自由って何かという話にもつながりますけど、自由研究については、何をやろうか選ぶときに、自由がもたらすある種の拘束もつきまとって、そこで悩みが出てきたりもします。読者からも「どうやってテーマを決めたらよいのか」といった悩みが多く寄せられます。
自由研究というと、はじめにテーマを決めたら、最後までそのテーマをやり切らないといけないと思うかもしれません。でも、途中でテーマを変えてもいいと思うんです。

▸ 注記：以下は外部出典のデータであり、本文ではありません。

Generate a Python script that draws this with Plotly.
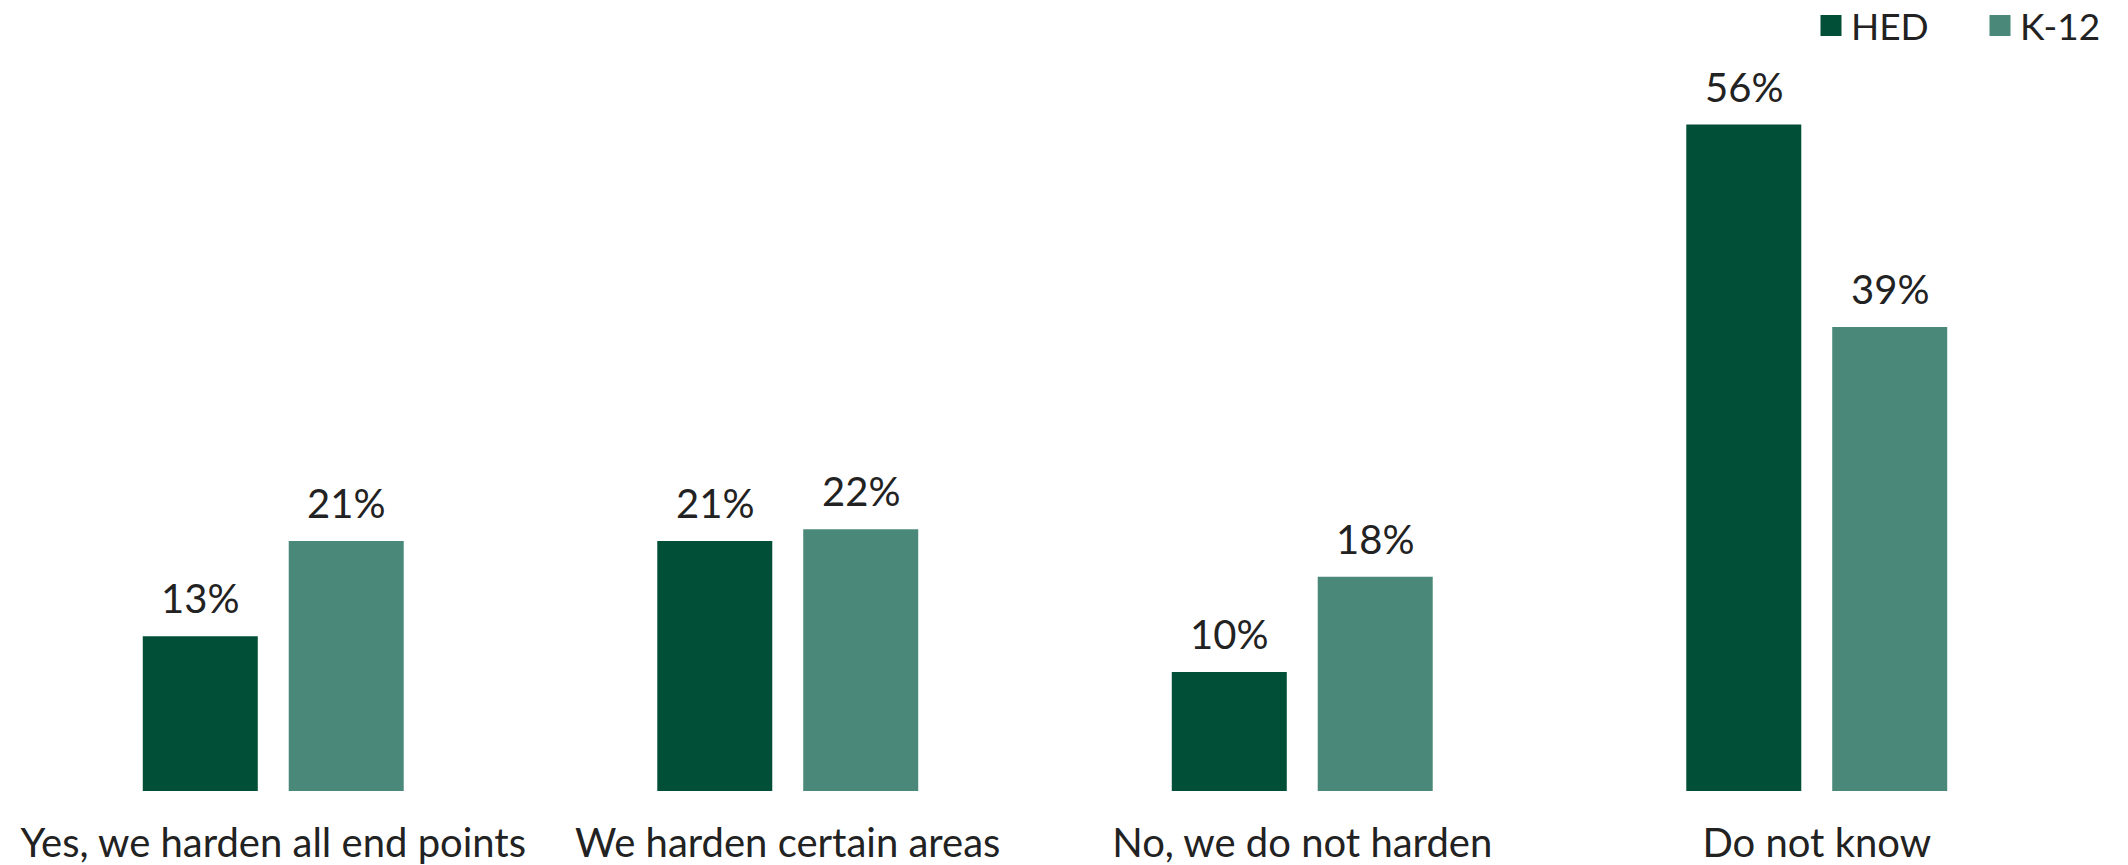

テーマを追っていくうちに、こっちの方が面白そう、こっちの方が不思議、というのはどんどん出てくると思いますから、それに合わせて変えたり、途中でやめたりする選択肢はあり、それも含めて自由なのかなと思います。
――書店やネット上には、割と簡単に組み立てるだけ、混ぜるだけの自由研究キットがたくさん売られています。この現状は、どうとらえていらっしゃいますか。
これは正直、どちらの意見もわかるんです。
今の子どもたちは塾や習い事などで使える時間が限られていて、保護者の方も忙しい。そうした状況で、結果が見えやすいキットに頼りたい気持ちもわかりますし、実際に学べることもあると思います。
我々も読者から『難しい』という意見をもらうことがあるので、取り組みやすくしたい気持ちもある。一方で、昔からの『子供の科学』をよく知っている先生からは「キット化」の傾向に厳しいご意見もあって、やはり、できるだけ自分で手を動かし、考えることを大事にしていきたいという気持ちも強い。
バランスを考えた結果、本誌と同様に付録やキットでも、作りやすいものだけでなく、難易度は高いけれどやりがいのあるものを紹介してきました。
――親が自由研究を手伝う家庭も多いようですが、その際に気をつけることはありますか。
薬品や刃物など、危険な物を扱うときは手助けが必要な場面もあると思いますが、とにかく子ども自身が考えて、手を動かすのを大事にすること。それに尽きると思います。
――それ以外に、親が助けられることはありますか。
情報の扱い方、調べ方を一緒に考えることでしょうか。例えば、信頼できる専門家を見つけ、その人がすすめているリンクや本、雑誌を見るのもいいと思います。
どう検索すれば知りたい情報にたどり着けるのか、科学的により正確な情報を得るにはどうすればいいか、そもそも正しい情報かどうかをどうやって判断すればいいか、子どもと考えてみるのもいいかもしれません。